Testing across real noise profiles, using realistic WER benchmarks, and relying on transcript-first tools to handle structural and readability improvements ensures that even imperfect recordings become usable, searchable text. By integrating intelligent features like direct-link upload, auto resegmentation, and in-editor cleanup, you preserve ASR accuracy where it matters and streamline everything else.

FAQ

1. Why does background noise affect ASR accuracy so much? Noise masks or alters the acoustic cues ASR models rely on to distinguish phonemes. Non-stationary noises, which change unpredictably, are especially disruptive because they can overlap with speech in irregular patterns.

2. Is noise reduction before transcription always a bad idea? Not always — mild normalization and trimming can help. However, heavy denoising that alters frequency detail often harms model performance.

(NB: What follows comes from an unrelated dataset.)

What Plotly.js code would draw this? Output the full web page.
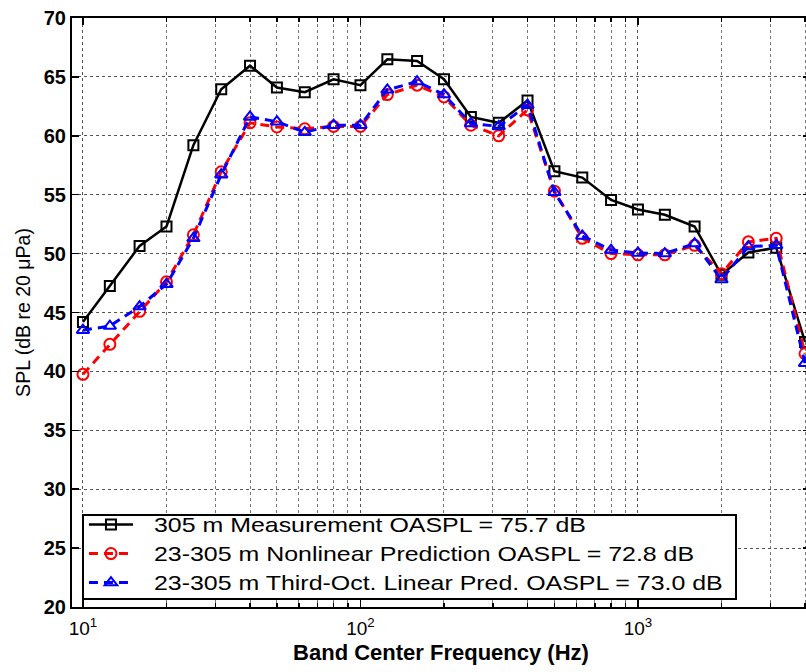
<!DOCTYPE html>
<html>
<head>
<meta charset="utf-8">
<script src="https://cdn.plot.ly/plotly-3.0.1.min.js"></script>
<style>
  html, body { margin: 0; padding: 0; overflow: hidden; background: #fff; }
  #chart { width: 820px; height: 672px; }
</style>
</head>
<body>
<div id="chart"></div>
<script>
// Third-octave band centre frequencies (Hz)
const bands = [10, 12.5, 16, 20, 25, 31.5, 40, 50, 63, 80, 100, 125, 160, 200,
               250, 315, 400, 500, 630, 800, 1000, 1250, 1600, 2000, 2500, 3150, 4000];

// 305 m measurement (dB)
const measured305 = [44.2, 47.25, 50.65, 52.3, 59.2, 63.95, 65.95, 64.1, 63.7, 64.8, 64.3, 66.5, 66.35, 64.8,
                     61.6, 61.1, 63.0, 57.0, 56.45, 54.55, 53.75, 53.3, 52.3, 48.2, 50.1, 50.5, 42.5];

// 23-305 m nonlinear prediction (dB)
const nonlinearPred = [39.75, 42.3, 45.1, 47.6, 51.6, 56.95, 61.1, 60.75, 60.6, 60.8, 60.8, 63.5, 64.3, 63.3,
                       60.9, 60.0, 62.2, 55.3, 51.3, 50.0, 49.9, 49.9, 50.7, 48.3, 51.0, 51.3, 41.5];

// 23-305 m third-octave linear prediction (dB)
const linearPred = [43.5, 43.85, 45.5, 47.4, 51.3, 56.7, 61.6, 61.2, 60.3, 60.9, 60.9, 63.9, 64.6, 63.5,
                    61.05, 60.8, 62.6, 55.2, 51.5, 50.3, 50.05, 50.0, 50.85, 47.8, 50.6, 50.7, 40.7];

const seriesNames = [
  '305 m Measurement OASPL = 75.7 dB',
  '23-305 m Nonlinear Prediction OASPL = 72.8 dB',
  '23-305 m Third-Oct. Linear Pred. OASPL = 73.0 dB'
];

const xTickVals = [10, 100, 1000];
const xTickText = ['10<sup>1</sup>', '10<sup>2</sup>', '10<sup>3</sup>'];
const yTickVals = [20, 25, 30, 35, 40, 45, 50, 55, 60, 65, 70];

const traces = [
  {
    x: bands, y: measured305, name: seriesNames[0], type: 'scatter', mode: 'lines+markers',
    line: { color: '#000000', width: 2.5 },
    marker: { symbol: 'square-open', size: 10, color: '#000000', line: { width: 2 } }
  },
  {
    x: bands, y: nonlinearPred, name: seriesNames[1], type: 'scatter', mode: 'lines+markers',
    line: { color: '#ff0000', width: 3, dash: '9px,6px' },
    marker: { symbol: 'circle-open', size: 11, color: '#ff0000', line: { width: 2 } }
  },
  {
    x: bands, y: linearPred, name: seriesNames[2], type: 'scatter', mode: 'lines+markers',
    line: { color: '#0000ff', width: 3, dash: '9px,6px' },
    marker: { symbol: 'triangle-up-open', size: 11, color: '#0000ff', line: { width: 2 } }
  }
];

const gridColor = '#555555';

// plot area spans 72px .. 810px horizontally; the page window shows up to 806px
const layout = {
  width: 820, height: 672,
  margin: { l: 72, r: 10, t: 18, b: 65 },
  paper_bgcolor: '#ffffff', plot_bgcolor: '#ffffff',
  font: { family: 'Liberation Sans, Arial, sans-serif', color: '#000000' },
  showlegend: true,
  legend: {
    x: 0.0135, y: 0.005, xanchor: 'left', yanchor: 'bottom',
    bgcolor: '#ffffff', bordercolor: '#000000', borderwidth: 2,
    font: { size: 20, family: 'Liberation Sans, Arial, sans-serif', color: '#000' },
    tracegroupgap: 0, itemwidth: 44
  },
  xaxis: {
    type: 'log',
    range: [0.9605, 3.62],
    tickmode: 'array', tickvals: xTickVals, ticktext: xTickText,
    tickfont: { size: 19 },
    ticklabelstandoff: 3,
    ticks: 'inside', ticklen: 7, tickwidth: 1.5, tickcolor: '#000',
    showline: true, linecolor: '#000', linewidth: 2, mirror: 'allticks',
    showgrid: true, gridcolor: gridColor, gridwidth: 1, griddash: 'dot',
    minor: { dtick: 'D1', ticks: 'inside', ticklen: 4, tickcolor: '#000',
             showgrid: true, gridcolor: '#777777', gridwidth: 1, griddash: 'dot' },
    zeroline: false,
    title: { text: '<b>Band Center Frequency (Hz)</b>', font: { size: 22 }, standoff: 7 }
  },
  yaxis: {
    range: [20, 70],
    tickmode: 'array', tickvals: yTickVals,
    ticktext: yTickVals.map(v => '<b>' + v + '</b>'),
    tickfont: { size: 20 },
    ticks: 'inside', ticklen: 7, tickwidth: 1.5, tickcolor: '#000',
    showline: true, linecolor: '#000', linewidth: 2, mirror: 'allticks',
    showgrid: true, gridcolor: gridColor, gridwidth: 1, griddash: 'dot',
    zeroline: false,
    title: { text: 'SPL (dB re 20 μPa)', font: { size: 19.5 }, standoff: 8 }
  }
};

// Widen the legend lettering horizontally and fit the frame around it.
function styleLegend(gd) {
  const legend = gd.querySelector('g.legend');
  if (!legend) return;
  const bg = legend.querySelector('rect.bg');
  if (!bg) return;
  const frame = bg.getBoundingClientRect();
  const textOffset = 71;     // text start, measured from the frame's left edge
  const textSpan = 569;      // width of the longest entry
  const frameWidth = 653;
  const texts = Array.from(legend.querySelectorAll('text.legendtext'));
  const widest = Math.max(...texts.map(t => t.getBoundingClientRect().width));
  if (!(widest > 0)) return;
  const s = textSpan / widest;
  texts.forEach(t => {
    const r = t.getBoundingClientRect();
    const bb = t.getBBox();
    const shift = (frame.left + textOffset) - r.left;
    t.setAttribute('transform', `matrix(${s},0,0,1,${bb.x * (1 - s) + shift},0)`);
  });
  bg.setAttribute('width', frameWidth);
  const y0 = parseFloat(bg.getAttribute('y') || '0');
  const h0 = parseFloat(bg.getAttribute('height') || '0');
  bg.setAttribute('y', y0 + 11);
  bg.setAttribute('height', h0 - 15);
  gd.querySelectorAll('clipPath[id^="legend"] rect').forEach(c => c.setAttribute('width', frameWidth));
}

Plotly.newPlot('chart', traces, layout, { displayModeBar: false, staticPlot: true })
  .then(styleLegend);
</script>
</body>
</html>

Modern ASRs may perform better on raw noisy audio than on “cleaned” audio optimized for human listening.

3. How can I measure ASR performance under noise? Create test clips at different SNR levels with both stationary and non-stationary noise, then calculate WER for each. This reveals performance degradation under realistic conditions.

4. What’s the advantage of a transcript-first workflow? It eliminates redundant steps like downloading and manual formatting. Direct link or upload transcription returns structured text ready for automated refinement, saving hours in multi-file projects.

5. How accurate can timestamps and speaker labels be in noisy conditions? Accuracy drops as SNR decreases, especially for diarization, but careful post-ASR review in a transcript editor can restore much of the needed clarity. Using resegmentation and label editing tools helps ensure correctness.